In the UK, we are on the verge of an opt-out collective action regime. The key issue for business and consumer groups is whether the appropriate balance has been struck between the legislation’s attempt to promote claims while putting in place safeguards to avoid frivolous claims.
The continued expansion of US claimant firms into Europe will change the antitrust litigation landscape in Europe. These firms bring an aggressive approach to pursuing claims and a wealth of experience in areas that are relatively new in Europe, such as class actions, litigation funding and novel fee arrangements.
However, the EU has recently suffered a blow in its attempt to promote claims. It sought to lead by example, by bringing its own damages claim in the Belgian courts against participants of the elevators and escalators cartel. The claim was dismissed.
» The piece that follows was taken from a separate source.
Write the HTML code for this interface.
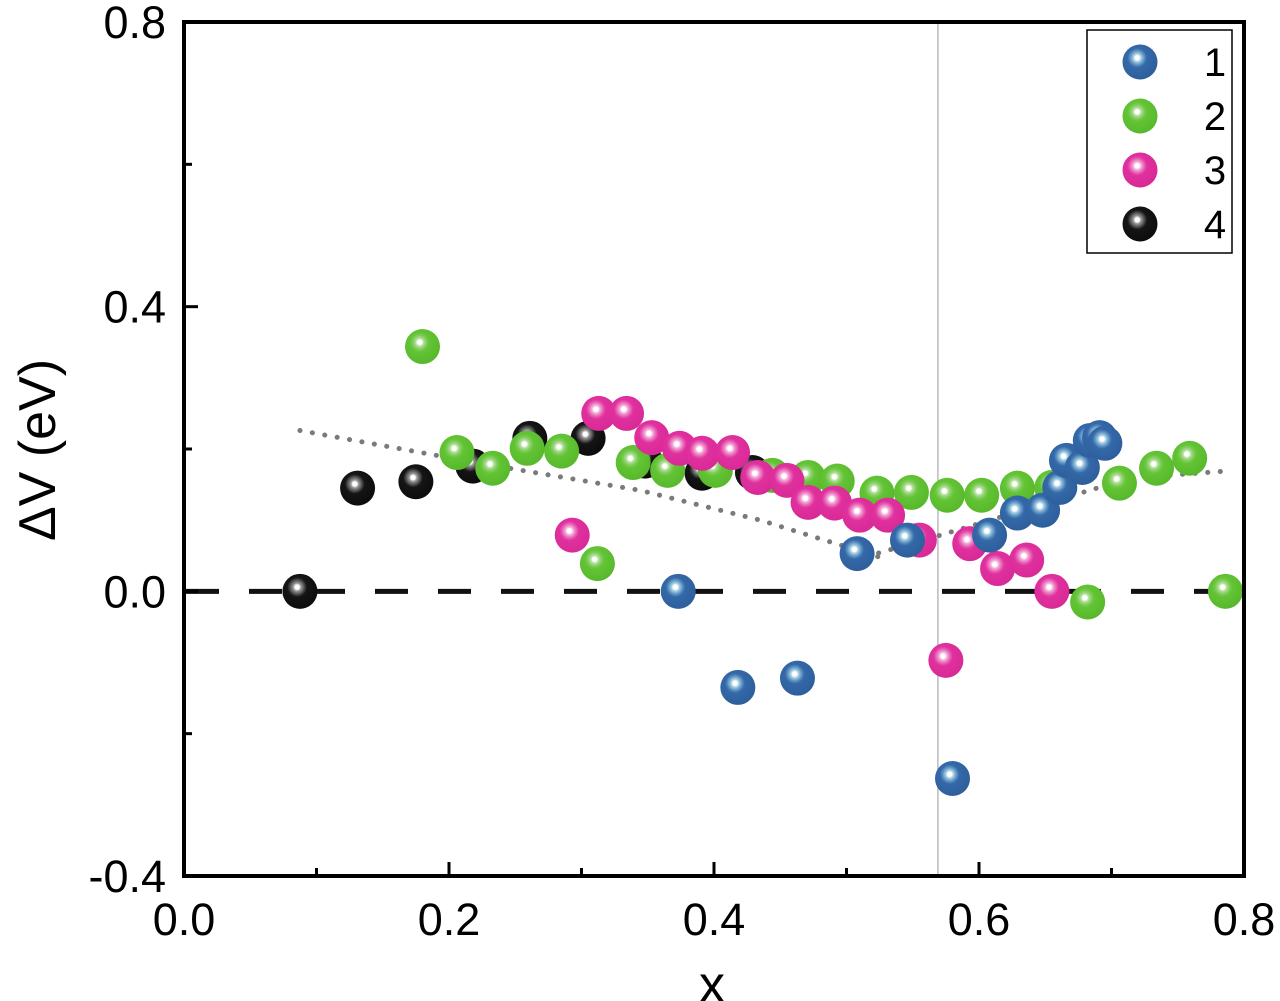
<!DOCTYPE html>
<html><head><meta charset="utf-8"><style>
html,body{margin:0;padding:0;background:#fff;}
svg{display:block;font-family:"Liberation Sans",Arial,sans-serif;}
</style></head><body>
<svg id="chart" width="1280" height="1001" viewBox="0 0 1280 1001" xmlns="http://www.w3.org/2000/svg">
<defs>
<radialGradient id="g1" cx="0.42" cy="0.38" r="0.62"><stop offset="0" stop-color="#fff"/><stop offset="0.1" stop-color="#fff"/><stop offset="0.18" stop-color="#a8d0e4"/><stop offset="0.32" stop-color="#5f96c4"/><stop offset="0.45" stop-color="#3468a8"/><stop offset="1" stop-color="#2e5f9c"/></radialGradient>
<radialGradient id="g2" cx="0.42" cy="0.38" r="0.62"><stop offset="0" stop-color="#fff"/><stop offset="0.1" stop-color="#fff"/><stop offset="0.18" stop-color="#b4e09c"/><stop offset="0.32" stop-color="#80cc5c"/><stop offset="0.45" stop-color="#62c434"/><stop offset="1" stop-color="#58b82c"/></radialGradient>
<radialGradient id="g3" cx="0.42" cy="0.38" r="0.62"><stop offset="0" stop-color="#fff"/><stop offset="0.1" stop-color="#fff"/><stop offset="0.18" stop-color="#f4b0dc"/><stop offset="0.32" stop-color="#e866b6"/><stop offset="0.45" stop-color="#e0309e"/><stop offset="1" stop-color="#d82a96"/></radialGradient>
<radialGradient id="g4" cx="0.42" cy="0.38" r="0.62"><stop offset="0" stop-color="#fff"/><stop offset="0.1" stop-color="#fff"/><stop offset="0.18" stop-color="#999"/><stop offset="0.32" stop-color="#555"/><stop offset="0.45" stop-color="#151515"/><stop offset="1" stop-color="#0c0c0c"/></radialGradient>
</defs>
<g id="plot"></g>
</svg>
<script>
const xTicks=[0.0,0.2,0.4,0.6,0.8];
const yTicks=[-0.4,0.0,0.4,0.8];
const xTickLabels=["0.0","0.2","0.4","0.6","0.8"];
const yTickLabels=["-0.4","0.0","0.4","0.8"];
const s1x=[0.373,0.418,0.463,0.508,0.546,0.580,0.608,0.629,0.648,0.661,0.666,0.678,0.684,0.691,0.695];
const s1y=[0,-0.135,-0.122,0.053,0.072,-0.263,0.079,0.110,0.114,0.146,0.184,0.174,0.212,0.216,0.208];
const s2x=[0.180,0.206,0.233,0.259,0.285,0.312,0.339,0.365,0.401,0.444,0.471,0.493,0.523,0.549,0.576,0.602,0.629,0.655,0.682,0.706,0.734,0.759,0.786];
const s2y=[0.344,0.195,0.173,0.201,0.197,0.039,0.181,0.170,0.170,0.163,0.160,0.155,0.138,0.139,0.135,0.135,0.145,0.146,-0.015,0.152,0.173,0.187,0];
const s3x=[0.313,0.334,0.293,0.353,0.374,0.391,0.414,0.433,0.455,0.471,0.491,0.510,0.531,0.555,0.575,0.593,0.614,0.636,0.655];
const s3y=[0.250,0.250,0.079,0.216,0.201,0.194,0.195,0.160,0.156,0.125,0.124,0.107,0.107,0.072,-0.097,0.067,0.032,0.044,0];
const s4x=[0.0875,0.131,0.175,0.218,0.261,0.305,0.348,0.391,0.429];
const s4y=[0,0.145,0.154,0.176,0.215,0.215,0.183,0.166,0.167];
const fitAx=[0.0875,0.223,0.344,0.435,0.525];
const fitAy=[0.226,0.180,0.142,0.100,0.048];
const fitBx=[0.506,0.571,0.646,0.714,0.786];
const fitBy=[0.044,0.079,0.121,0.159,0.169];
const vlineX=0.569;

const L=184,R=1244,T=22,B=876;
const X=v=>L+(v-0)/0.8*(R-L);
const Y=v=>B-(v+0.4)/1.2*(B-T);
const NS="http://www.w3.org/2000/svg";
const g=document.getElementById('plot');
function mk(t,a,p){const e=document.createElementNS(NS,t);for(const k in a)e.setAttribute(k,a[k]);(p||g).appendChild(e);return e;}

let e=mk('line',{x1:X(vlineX),x2:X(vlineX),y1:T,y2:B,stroke:'#bbb','stroke-width':1.5});


e=mk('line',{x1:L,x2:R,y1:Y(0),y2:Y(0),stroke:'#111','stroke-width':5,'stroke-dasharray':'33 30','stroke-dashoffset':'-2'});



function fit(xs,ys,name){
  const d=xs.map((v,i)=>(i?'L':'M')+X(v).toFixed(1)+' '+Y(ys[i]).toFixed(1)).join(' ');
  const p=mk('path',{d:d,fill:'none',stroke:'#7a7a7a','stroke-width':5,'stroke-linecap':'round','stroke-dasharray':'0.1 12.5'});
  
  
}
fit(fitAx,fitAy,'trend-line-left');
fit(fitBx,fitBy,'trend-line-right');

function series(xs,ys,grad,name){
  const sg=mk('g',{});
  
  
  xs.forEach((v,i)=>{
    const c=mk('circle',{cx:X(v),cy:Y(ys[i]),r:17.5,fill:'url(#'+grad+')'},sg);
    
    
  });
}
series(s4x,s4y,'g4','series-4');
series(s2x,s2y,'g2','series-2');
series(s3x,s3y,'g3','series-3');
series(s1x,s1y,'g1','series-1');

e=mk('rect',{x:L,y:T,width:R-L,height:B-T,fill:'none',stroke:'#000','stroke-width':4});



xTicks.forEach((v,i)=>{
  mk('line',{x1:X(v),x2:X(v),y1:B,y2:B-14,stroke:'#000','stroke-width':3});
  const t=mk('text',{x:X(v),y:935,'text-anchor':'middle','font-size':45});
  t.textContent=xTickLabels[i];
  
  
  if(i<xTicks.length-1){mk('line',{x1:X(v+0.1),x2:X(v+0.1),y1:B,y2:B-8,stroke:'#000','stroke-width':3});}
});
yTicks.forEach((v,i)=>{
  mk('line',{x1:L,x2:L+14,y1:Y(v),y2:Y(v),stroke:'#000','stroke-width':3});
  const t=mk('text',{x:166,y:Y(v)+16,'text-anchor':'end','font-size':45});
  t.textContent=yTickLabels[i];
  
  
  if(i<yTicks.length-1){mk('line',{x1:L,x2:L+8,y1:Y(v+0.2),y2:Y(v+0.2),stroke:'#000','stroke-width':3});}
});

e=mk('text',{x:712,y:1002,'text-anchor':'middle','font-size':52});
e.textContent='x';


e=mk('text',{x:0,y:0,'text-anchor':'middle','font-size':52,transform:'translate(55,450) rotate(-90)'});
e.textContent='ΔV (eV)';



const lg=mk('g',{});


mk('rect',{x:1087,y:30,width:145,height:223,fill:'#fff',stroke:'#000','stroke-width':1.5},lg);
const legendLabels=['1','2','3','4'];
const legendGrads=['g1','g2','g3','g4'];
legendLabels.forEach((lab,i)=>{
  const eg=mk('g',{},lg);
  
  
  const cy=62+i*54;
  mk('circle',{cx:1140,cy:cy,r:17.5,fill:'url(#'+legendGrads[i]+')'},eg);
  const t=mk('text',{x:1215,y:cy+14,'text-anchor':'middle','font-size':40},eg);
  t.textContent=lab;
});
</script>
</body></html>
The court expressed great scepticism as to the evidentiary value of the three economic reports filed by the Commission in relation to its damages claim. Similarly, in the synthetic rubber litigation in the UK, which settled during trial, the court during the course of the trial expressed considerable scepticism as to the ultimate value of complex economic expert evidence, particularly when weighed against factual evidence from the relevant businesses about the actual drivers of their prices and purchasing patterns.
Outside Europe, there has been a marked increase in the number of private antitrust cases in China (see theme 6). In the US, a key area of developing jurisprudence is the degree to which US antitrust laws reach conduct outside of the US. One can assume that the robustness of relief available in other jurisdictions will play at least a passive role in the development of that body of law.
The long-anticipated EU Damages Directive is the most significant development in European antitrust law for many years. Once implemented, it is likely to lead, over time, to an increase in claims and to claims being brought in member states where there have previously been few, if any, such cases.
Looking ahead to 2015
A key focus for 2015 will be the efforts of EU member states to grapple with the changes they are required to implement as a result of the Damages Directive. There is likely to be lobbying from parties with a vested interest in the manner in which the Directive is translated into domestic law, such as claimant and defendant firms, litigation funders, consumer organisations and business associations.
It will also be interesting to see the extent to which any member state courts seek to apply some of the principles underlying the Directive, without waiting for legislative change, to the extent that their domestic legal system permits them to do so.
Spurred by the developments discussed above, the claimant bar continues to expand outside of the US. Claimant firms are building their presence in the UK, recruiting both staff and clients aggressively, and opening offices in continental Europe. Brussels is one city of focus, but we would be surprised if the leading claimant firms did not expand their presence on the ground in other European jurisdictions, including Germany, and (in due course) Asia.